There was only one problem: The Feds didn't want to send any more prisoners down to Pecos. With no prisoners and no incoming money, Reeves County found itself having to service a bond debt that came to close to $500,000 a month. What little surplus the county had been making on its contracts with the Bureau of Prisons for the first two facilities, money that had gone to cushion the general fund slightly, now went back into servicing debt for the empty third prison.

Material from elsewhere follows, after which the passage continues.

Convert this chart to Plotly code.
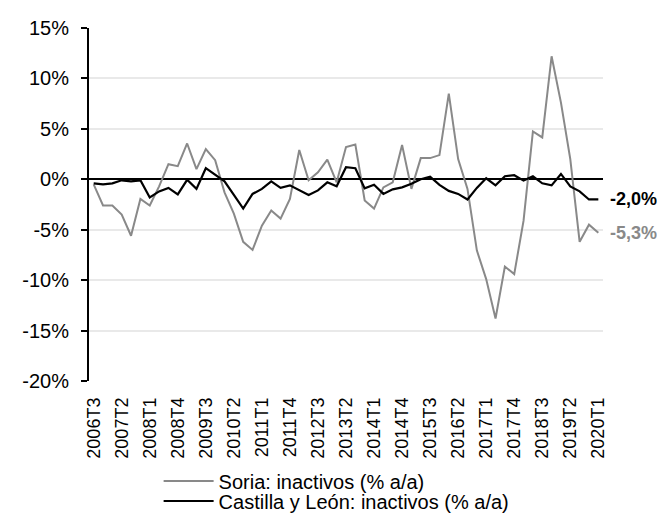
import plotly.graph_objects as go

quarters = [
    "2006T3", "2006T4",
    "2007T1", "2007T2", "2007T3", "2007T4",
    "2008T1", "2008T2", "2008T3", "2008T4",
    "2009T1", "2009T2", "2009T3", "2009T4",
    "2010T1", "2010T2", "2010T3", "2010T4",
    "2011T1", "2011T2", "2011T3", "2011T4",
    "2012T1", "2012T2", "2012T3", "2012T4",
    "2013T1", "2013T2", "2013T3", "2013T4",
    "2014T1", "2014T2", "2014T3", "2014T4",
    "2015T1", "2015T2", "2015T3", "2015T4",
    "2016T1", "2016T2", "2016T3", "2016T4",
    "2017T1", "2017T2", "2017T3", "2017T4",
    "2018T1", "2018T2", "2018T3", "2018T4",
    "2019T1", "2019T2", "2019T3", "2019T4",
    "2020T1",
]

soria = [
    -0.5, -2.6, -2.6, -3.5, -5.6, -1.95, -2.6, -0.7, 1.5, 1.3,
    3.55, 1.0, 3.0, 1.9, -1.3, -3.4, -6.2, -7.0, -4.6, -3.1,
    -3.9, -1.95, 2.9, -0.1, 0.7, 1.95, -0.3, 3.2, 3.45, -2.1,
    -2.9, -0.8, -0.3, 3.4, -0.95, 2.1, 2.1, 2.4, 8.5, 2.0,
    -0.95, -7.05, -9.9, -13.8, -8.65, -9.4, -4.1, 4.75, 4.15, 12.2,
    7.6, 2.0, -6.2, -4.5, -5.3,
]

castilla = [
    -0.4, -0.5, -0.4, -0.1, -0.2, -0.1, -1.8, -1.2, -0.85, -1.5,
    -0.05, -0.95, 1.1, 0.45, -0.2, -1.55, -2.9, -1.45, -0.95, -0.2,
    -0.85, -0.6, -1.05, -1.55, -1.1, -0.3, -0.7, 1.2, 1.1, -0.9,
    -0.55, -1.45, -1.0, -0.8, -0.45, 0.0, 0.25, -0.55, -1.15, -1.45,
    -2.0, -0.85, 0.1, -0.6, 0.3, 0.4, -0.13, 0.3, -0.4, -0.6,
    0.53, -0.7, -1.2, -2.0, -2.0,
]

x_ticks = [
    "2006T3", "2007T2", "2008T1", "2008T4", "2009T3", "2010T2", "2011T1",
    "2011T4", "2012T3", "2013T2", "2014T1", "2014T4", "2015T3", "2016T2",
    "2017T1", "2017T4", "2018T3", "2019T2", "2020T1",
]
y_ticks = [-20, -15, -10, -5, 0, 5, 10, 15]
y_tick_labels = ["-20%", "-15%", "-10%", "-5%", "0%", "5%", "10%", "15%"]

series_names = ["Soria: inactivos (% a/a)", "Castilla y León: inactivos (% a/a)"]

FONT = "Liberation Sans, Arial, sans-serif"
GREY = "#898989"
BLACK = "#000000"

fig = go.Figure()
fig.add_trace(go.Scatter(
    x=quarters, y=soria, mode="lines", name=series_names[0],
    line=dict(color=GREY, width=2), legend="legend", showlegend=True,
))
fig.add_trace(go.Scatter(
    x=quarters, y=castilla, mode="lines", name=series_names[1],
    line=dict(color=BLACK, width=2.2), legend="legend2", showlegend=True,
))


def fmt(v):
    return f"{v:.1f}%".replace(".", ",")


fig.add_annotation(x=quarters[-1], y=castilla[-1], text=f"<b>{fmt(castilla[-1])}</b>",
                   showarrow=False, xanchor="left", yanchor="middle", xshift=10,
                   font=dict(family=FONT, size=18, color=BLACK))
fig.add_annotation(x=quarters[-1], y=soria[-1], text=f"<b>{fmt(soria[-1])}</b>",
                   showarrow=False, xanchor="left", yanchor="middle", xshift=10,
                   font=dict(family=FONT, size=18, color=GREY))

legend_common = dict(
    orientation="v", xanchor="left", yanchor="middle",
    xref="container", yref="container",
    bgcolor="rgba(0,0,0,0)", itemwidth=50,
    font=dict(family=FONT, size=20, color="#000000"),
)

fig.update_layout(
    template="none",
    width=665, height=515,
    margin=dict(l=81, r=70, t=20, b=142, autoexpand=False),
    paper_bgcolor="white", plot_bgcolor="white",
    font=dict(family=FONT, size=20, color="#000000"),
    showlegend=True,
    legend=dict(x=0.2265, y=0.0816, **legend_common),
    legend2=dict(x=0.2265, y=0.0427, **legend_common),
    xaxis=dict(
        type="category", categoryorder="array", categoryarray=quarters,
        range=[-0.5, len(quarters) - 0.5], automargin=False,
        tickvals=x_ticks, ticktext=x_ticks, tickangle=-90,
        showgrid=False, showline=False, ticks="", zeroline=False,
        tickfont=dict(family=FONT, size=18, color="#000000"),
        ticklabelstandoff=12,
    ),
    yaxis=dict(
        range=[-20, 15], tickvals=y_ticks, ticktext=y_tick_labels,
        automargin=False,
        showgrid=True, gridcolor="#e9e9e9", gridwidth=2,
        zeroline=True, zerolinecolor="#000000", zerolinewidth=2,
        showline=True, linecolor="#000000", linewidth=2,
        ticks="outside", ticklen=6, tickwidth=2, tickcolor="#000000",
        tickfont=dict(family=FONT, size=20, color="#000000"),
        ticklabelstandoff=8,
    ),
)

fig.write_html("out.html")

Galindo, a large man with salt-and-pepper hair and an ingratiating smile that rapidly turns sour when asked questions about the prisons, abruptly left his office in the county courthouse and set up shop in a small building within the sprawling prison complex one mile southwest of town. There, carefully avoiding the prying eyes of his county treasurer and auditor--as well as a handful of ineffective and somewhat conspiratorial residents who had sworn to bring Galindo to his knees--he began desperately wooing the private prison sector, hoping they would come in and bail out the county.
At the end of 2003, GEO Group agreed to take over the three facilities on a ten-year contract, and to use its out-of-state contacts to bring in prisoners to fill the empty, dollar-eating third site. Since the prison was already built, and since the county carried the responsibility for servicing the debt, it was essentially a risk-free proposition for the corporation. Moreover, according to county auditor Lynn Owens, as soon as the total prison population for the three facilities rises above 2,200, GEO's monthly fee is slated to rise from $62,500 to $330,000, whether that population is 2,201 or 3,000. Since the two existing prisons already have a combined population of more than 2,000, and since the county still has to pay the salaries of all the guards, the medical expenses of prisoners, all programming costs, food expenses and utilities, Owens believes this contract, negotiated by Galindo, amounts to a sweetheart deal for the private company. So why pay GEO this much money? "We've spent almost a year now trying to attract inmates" to the third prison, Owens explains. "We haven't attracted inmates. Through GEO's expertise they can generate us inmates." Using that expertise, GEO immediately began wooing Arizona, a state that imports hundreds of prisoners from Alaska and Hawaii to do time in its private facilities, while also exporting its own state prisoners to private sites in Texas and Oklahoma.
Galindo ignored repeated phone calls and visits to his courthouse office. I did, however, finally corner him in his prison office early one morning. The important thing, Galindo insisted, was that I understand that he was only interested in providing jobs to his constituents. "It's unfortunate that so many people are incarcerated," the judge stated, a slight frown of empathy on his face. "But given the laws with regards to drug trafficking and other illegal activities, that trend more than likely is not going to slow down. I believe we provide a vital service to our customers--and we live in a part of this country where it's very difficult to create and sustain jobs in a global market. [Prisons] become a very clean industry for us to provide employment to citizens. I look at it as a community development project."